Problem to work on:
Write each line of the material exactly as given, from the top through the line that contains "var priceTicks = [0, 100, 200, 300, 400, 500, 600];", and omit all pictures.
* Begin *
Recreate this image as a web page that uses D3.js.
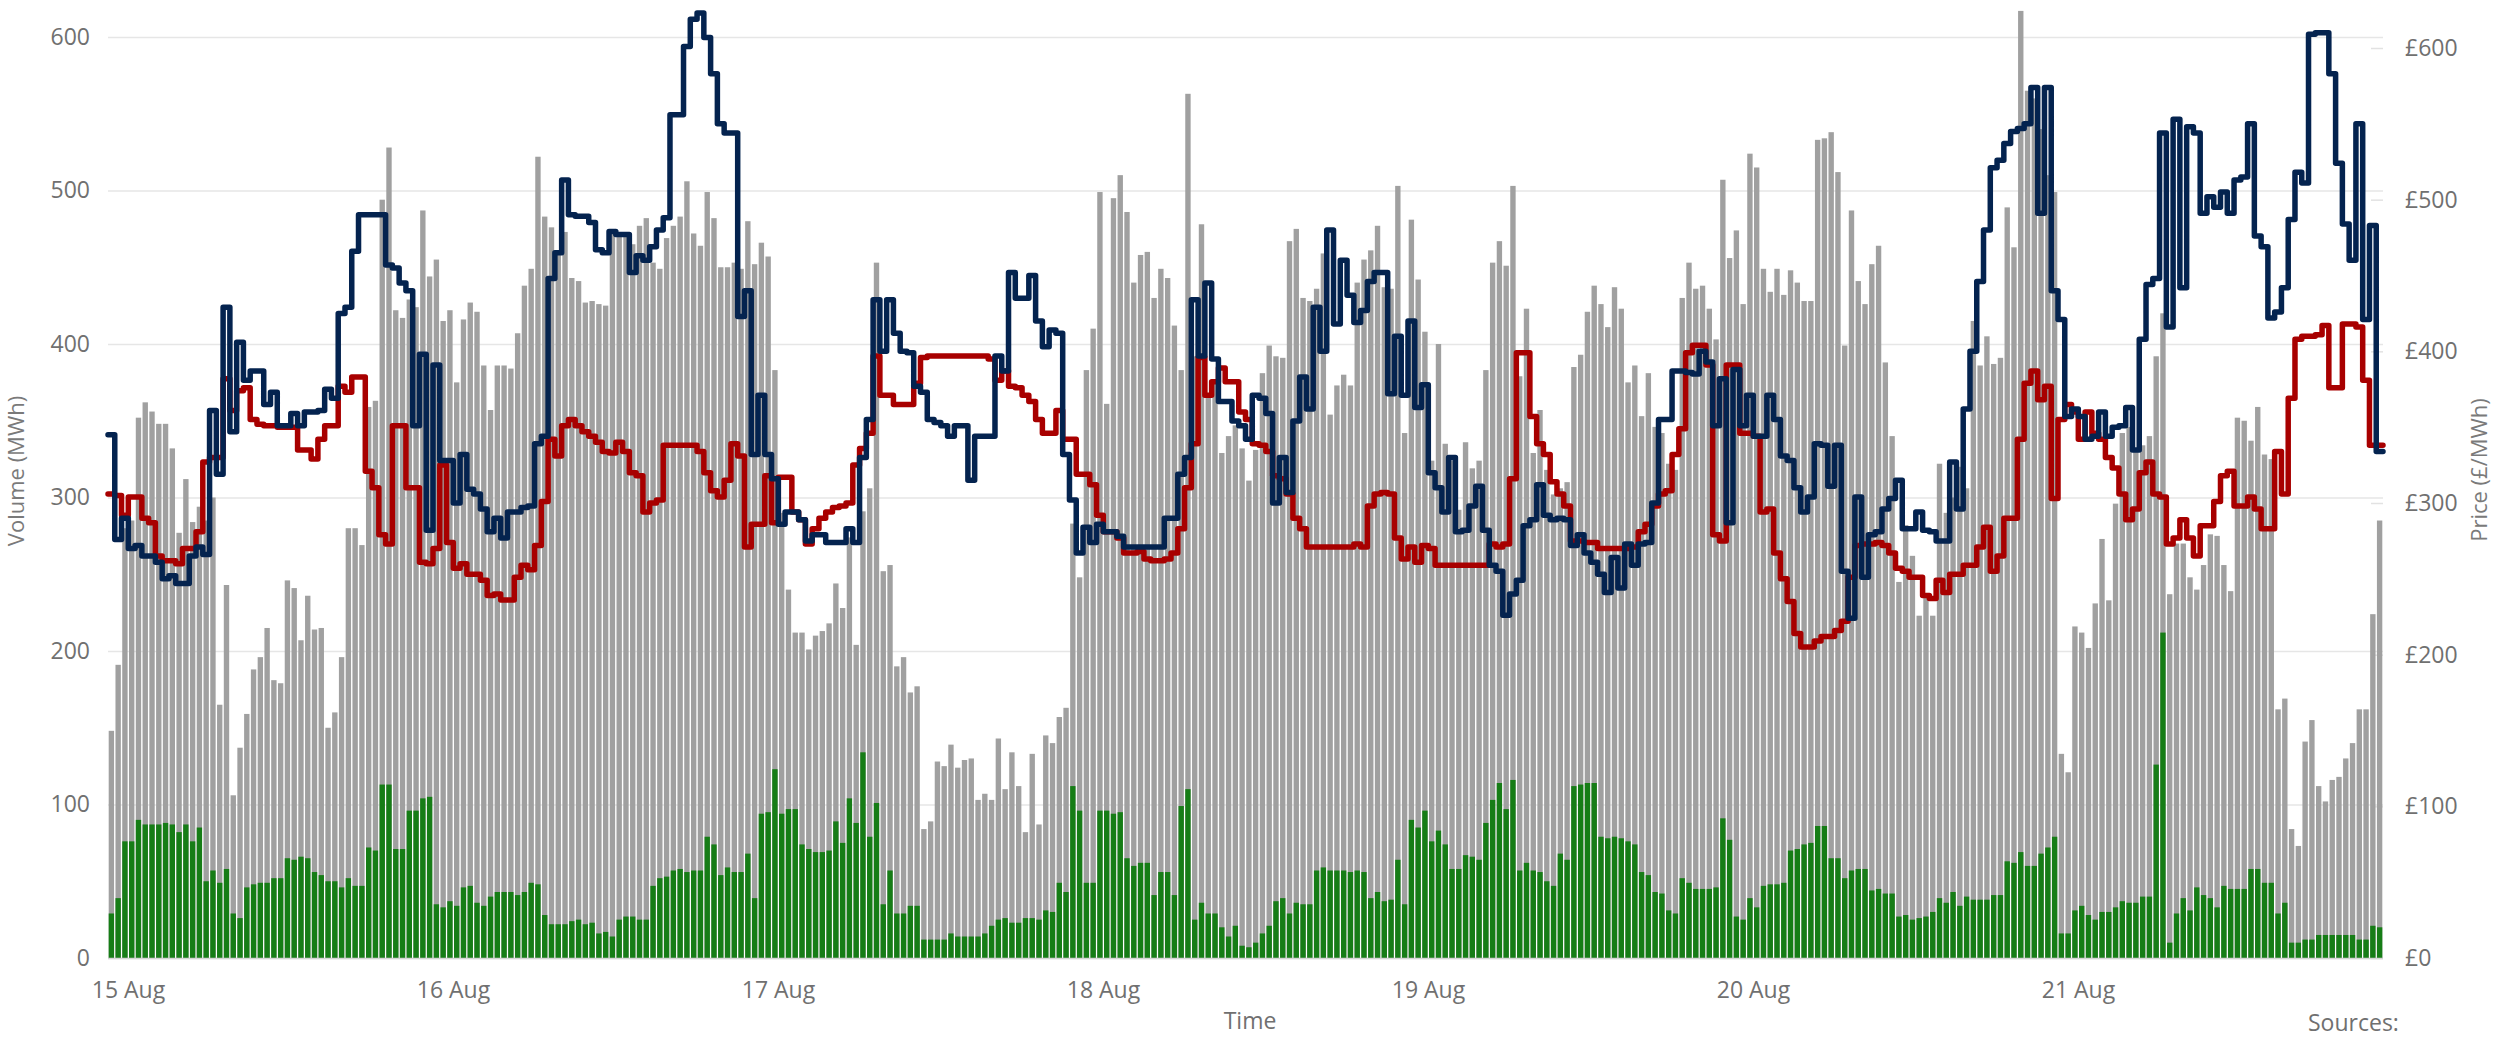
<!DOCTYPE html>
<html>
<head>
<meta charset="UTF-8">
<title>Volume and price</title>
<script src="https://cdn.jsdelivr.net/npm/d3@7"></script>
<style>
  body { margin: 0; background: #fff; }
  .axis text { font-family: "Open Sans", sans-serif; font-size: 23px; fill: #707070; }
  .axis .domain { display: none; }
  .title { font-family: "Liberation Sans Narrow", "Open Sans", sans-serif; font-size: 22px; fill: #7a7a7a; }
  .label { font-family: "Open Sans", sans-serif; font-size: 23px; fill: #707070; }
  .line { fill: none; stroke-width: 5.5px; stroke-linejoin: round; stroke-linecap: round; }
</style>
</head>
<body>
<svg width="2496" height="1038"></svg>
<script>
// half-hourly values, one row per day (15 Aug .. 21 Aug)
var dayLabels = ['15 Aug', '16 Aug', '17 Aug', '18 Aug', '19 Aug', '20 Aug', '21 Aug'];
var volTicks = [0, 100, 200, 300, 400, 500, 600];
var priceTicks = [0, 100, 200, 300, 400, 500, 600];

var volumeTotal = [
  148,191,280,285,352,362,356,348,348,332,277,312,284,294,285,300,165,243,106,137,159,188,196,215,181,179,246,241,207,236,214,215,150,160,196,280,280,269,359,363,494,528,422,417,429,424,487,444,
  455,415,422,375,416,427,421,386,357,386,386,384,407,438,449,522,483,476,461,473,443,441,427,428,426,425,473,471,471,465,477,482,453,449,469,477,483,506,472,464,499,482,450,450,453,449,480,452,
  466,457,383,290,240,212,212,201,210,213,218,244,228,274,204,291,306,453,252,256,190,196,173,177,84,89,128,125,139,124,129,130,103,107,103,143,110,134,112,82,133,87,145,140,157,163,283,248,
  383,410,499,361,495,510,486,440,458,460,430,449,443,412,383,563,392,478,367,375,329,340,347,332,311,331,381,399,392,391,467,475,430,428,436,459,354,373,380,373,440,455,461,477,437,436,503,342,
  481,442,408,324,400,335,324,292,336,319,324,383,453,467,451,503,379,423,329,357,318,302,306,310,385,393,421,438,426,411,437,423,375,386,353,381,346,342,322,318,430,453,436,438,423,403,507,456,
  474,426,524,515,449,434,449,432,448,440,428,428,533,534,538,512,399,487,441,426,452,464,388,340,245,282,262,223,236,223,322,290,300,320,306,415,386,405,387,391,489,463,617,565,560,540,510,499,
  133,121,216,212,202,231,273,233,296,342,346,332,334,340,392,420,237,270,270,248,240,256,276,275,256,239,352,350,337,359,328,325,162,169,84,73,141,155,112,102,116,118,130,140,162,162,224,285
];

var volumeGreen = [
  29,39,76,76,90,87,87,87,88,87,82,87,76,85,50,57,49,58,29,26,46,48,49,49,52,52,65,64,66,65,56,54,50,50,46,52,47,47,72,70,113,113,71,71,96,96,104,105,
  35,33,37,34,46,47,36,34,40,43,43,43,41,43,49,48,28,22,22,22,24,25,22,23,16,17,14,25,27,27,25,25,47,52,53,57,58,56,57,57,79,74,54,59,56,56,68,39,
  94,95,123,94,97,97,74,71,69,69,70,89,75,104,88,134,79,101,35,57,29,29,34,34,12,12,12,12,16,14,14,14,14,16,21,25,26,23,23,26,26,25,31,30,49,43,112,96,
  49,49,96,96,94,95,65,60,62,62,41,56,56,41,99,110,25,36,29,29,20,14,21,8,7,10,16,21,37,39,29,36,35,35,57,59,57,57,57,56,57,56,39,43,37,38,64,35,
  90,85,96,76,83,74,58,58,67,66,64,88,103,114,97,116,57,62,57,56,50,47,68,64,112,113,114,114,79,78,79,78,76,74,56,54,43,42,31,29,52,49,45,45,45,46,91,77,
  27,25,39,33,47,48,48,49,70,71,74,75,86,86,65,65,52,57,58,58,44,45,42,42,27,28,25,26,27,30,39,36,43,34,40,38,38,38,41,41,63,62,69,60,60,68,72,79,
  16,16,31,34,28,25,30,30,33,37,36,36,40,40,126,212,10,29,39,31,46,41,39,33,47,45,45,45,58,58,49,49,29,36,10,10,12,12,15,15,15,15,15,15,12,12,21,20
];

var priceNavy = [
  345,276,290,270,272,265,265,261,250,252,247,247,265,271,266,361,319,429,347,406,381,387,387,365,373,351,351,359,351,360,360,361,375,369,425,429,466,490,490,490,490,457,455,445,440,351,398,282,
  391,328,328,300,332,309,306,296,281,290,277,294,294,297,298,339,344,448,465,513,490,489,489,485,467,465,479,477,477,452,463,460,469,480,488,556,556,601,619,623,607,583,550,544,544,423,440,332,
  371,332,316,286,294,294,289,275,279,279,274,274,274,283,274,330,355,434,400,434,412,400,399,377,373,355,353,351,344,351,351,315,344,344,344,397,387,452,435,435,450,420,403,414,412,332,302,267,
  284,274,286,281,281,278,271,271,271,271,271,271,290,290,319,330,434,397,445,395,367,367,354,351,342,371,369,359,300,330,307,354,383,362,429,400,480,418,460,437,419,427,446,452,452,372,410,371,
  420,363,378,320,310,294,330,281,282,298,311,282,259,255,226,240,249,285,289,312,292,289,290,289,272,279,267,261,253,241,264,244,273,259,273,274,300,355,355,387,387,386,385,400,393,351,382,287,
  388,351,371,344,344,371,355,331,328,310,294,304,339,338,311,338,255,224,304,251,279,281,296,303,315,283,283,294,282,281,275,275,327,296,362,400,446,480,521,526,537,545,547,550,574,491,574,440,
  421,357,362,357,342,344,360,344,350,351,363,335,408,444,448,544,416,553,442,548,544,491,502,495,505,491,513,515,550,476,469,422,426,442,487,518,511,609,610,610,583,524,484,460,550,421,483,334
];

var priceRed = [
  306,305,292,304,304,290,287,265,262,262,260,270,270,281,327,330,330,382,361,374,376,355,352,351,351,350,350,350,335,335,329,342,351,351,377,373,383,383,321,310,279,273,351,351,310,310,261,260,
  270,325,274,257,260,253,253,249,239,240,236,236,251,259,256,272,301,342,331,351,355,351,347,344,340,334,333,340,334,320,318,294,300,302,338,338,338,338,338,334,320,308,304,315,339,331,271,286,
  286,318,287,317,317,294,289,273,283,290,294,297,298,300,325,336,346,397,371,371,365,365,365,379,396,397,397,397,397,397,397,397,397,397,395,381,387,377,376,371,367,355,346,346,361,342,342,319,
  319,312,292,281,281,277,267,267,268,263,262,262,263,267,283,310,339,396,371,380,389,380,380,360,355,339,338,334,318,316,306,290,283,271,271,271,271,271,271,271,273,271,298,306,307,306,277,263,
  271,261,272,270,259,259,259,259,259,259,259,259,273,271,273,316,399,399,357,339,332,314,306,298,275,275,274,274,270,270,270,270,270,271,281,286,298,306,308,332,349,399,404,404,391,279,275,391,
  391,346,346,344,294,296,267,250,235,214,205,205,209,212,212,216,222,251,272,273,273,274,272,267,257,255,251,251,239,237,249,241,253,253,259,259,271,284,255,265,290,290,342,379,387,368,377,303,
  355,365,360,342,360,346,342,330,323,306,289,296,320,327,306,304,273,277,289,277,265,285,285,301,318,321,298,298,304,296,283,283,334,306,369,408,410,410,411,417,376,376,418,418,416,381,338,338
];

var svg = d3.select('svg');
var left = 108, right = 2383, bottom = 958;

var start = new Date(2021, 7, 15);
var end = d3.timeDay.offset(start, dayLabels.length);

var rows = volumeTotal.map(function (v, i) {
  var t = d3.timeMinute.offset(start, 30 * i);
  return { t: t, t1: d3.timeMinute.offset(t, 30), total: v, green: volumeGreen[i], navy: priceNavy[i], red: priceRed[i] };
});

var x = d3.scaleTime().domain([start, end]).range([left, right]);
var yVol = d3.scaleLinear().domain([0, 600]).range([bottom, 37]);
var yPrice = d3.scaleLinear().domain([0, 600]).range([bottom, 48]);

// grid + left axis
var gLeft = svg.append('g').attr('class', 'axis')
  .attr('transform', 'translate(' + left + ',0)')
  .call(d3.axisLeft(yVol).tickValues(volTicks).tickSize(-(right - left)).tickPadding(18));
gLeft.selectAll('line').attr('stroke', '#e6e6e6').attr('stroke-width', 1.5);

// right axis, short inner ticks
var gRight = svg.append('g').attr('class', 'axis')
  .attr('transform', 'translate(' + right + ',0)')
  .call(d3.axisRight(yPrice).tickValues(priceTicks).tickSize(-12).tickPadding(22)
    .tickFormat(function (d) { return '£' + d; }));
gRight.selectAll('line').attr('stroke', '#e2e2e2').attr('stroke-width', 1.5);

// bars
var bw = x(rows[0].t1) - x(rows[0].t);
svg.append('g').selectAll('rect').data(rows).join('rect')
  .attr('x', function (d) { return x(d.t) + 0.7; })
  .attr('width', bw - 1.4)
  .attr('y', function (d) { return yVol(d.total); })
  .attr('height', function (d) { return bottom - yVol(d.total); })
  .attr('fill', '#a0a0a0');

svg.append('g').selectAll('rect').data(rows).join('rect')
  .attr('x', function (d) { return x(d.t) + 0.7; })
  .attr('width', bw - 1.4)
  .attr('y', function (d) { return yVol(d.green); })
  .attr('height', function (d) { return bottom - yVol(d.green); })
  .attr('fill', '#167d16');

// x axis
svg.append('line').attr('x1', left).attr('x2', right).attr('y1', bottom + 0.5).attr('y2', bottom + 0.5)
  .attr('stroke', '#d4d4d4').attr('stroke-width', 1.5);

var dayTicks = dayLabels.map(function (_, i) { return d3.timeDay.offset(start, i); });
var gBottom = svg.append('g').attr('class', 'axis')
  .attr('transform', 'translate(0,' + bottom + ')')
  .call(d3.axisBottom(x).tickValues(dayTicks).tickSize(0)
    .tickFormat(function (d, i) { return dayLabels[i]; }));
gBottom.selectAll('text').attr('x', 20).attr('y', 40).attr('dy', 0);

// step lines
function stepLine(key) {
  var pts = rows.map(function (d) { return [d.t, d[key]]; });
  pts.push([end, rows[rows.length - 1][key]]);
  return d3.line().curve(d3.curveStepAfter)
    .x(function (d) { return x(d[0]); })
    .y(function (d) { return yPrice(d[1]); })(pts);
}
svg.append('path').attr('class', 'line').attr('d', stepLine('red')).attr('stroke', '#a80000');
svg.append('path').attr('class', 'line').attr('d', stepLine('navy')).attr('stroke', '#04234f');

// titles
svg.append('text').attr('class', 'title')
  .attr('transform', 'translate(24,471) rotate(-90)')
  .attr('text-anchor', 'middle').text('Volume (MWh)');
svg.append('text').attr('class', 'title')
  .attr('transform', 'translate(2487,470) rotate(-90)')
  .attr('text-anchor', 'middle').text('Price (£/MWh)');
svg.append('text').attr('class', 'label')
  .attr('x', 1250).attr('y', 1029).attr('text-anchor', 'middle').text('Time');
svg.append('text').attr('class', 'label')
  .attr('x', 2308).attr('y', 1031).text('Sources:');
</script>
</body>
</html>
* End *
Reply to the exercise:
Recreate this image as a web page that uses D3.js.
<!DOCTYPE html>
<html>
<head>
<meta charset="UTF-8">
<title>Volume and price</title>
<script src="https://cdn.jsdelivr.net/npm/d3@7"></script>
<style>
  body { margin: 0; background: #fff; }
  .axis text { font-family: "Open Sans", sans-serif; font-size: 23px; fill: #707070; }
  .axis .domain { display: none; }
  .title { font-family: "Liberation Sans Narrow", "Open Sans", sans-serif; font-size: 22px; fill: #7a7a7a; }
  .label { font-family: "Open Sans", sans-serif; font-size: 23px; fill: #707070; }
  .line { fill: none; stroke-width: 5.5px; stroke-linejoin: round; stroke-linecap: round; }
</style>
</head>
<body>
<svg width="2496" height="1038"></svg>
<script>
// half-hourly values, one row per day (15 Aug .. 21 Aug)
var dayLabels = ['15 Aug', '16 Aug', '17 Aug', '18 Aug', '19 Aug', '20 Aug', '21 Aug'];
var volTicks = [0, 100, 200, 300, 400, 500, 600];
var priceTicks = [0, 100, 200, 300, 400, 500, 600];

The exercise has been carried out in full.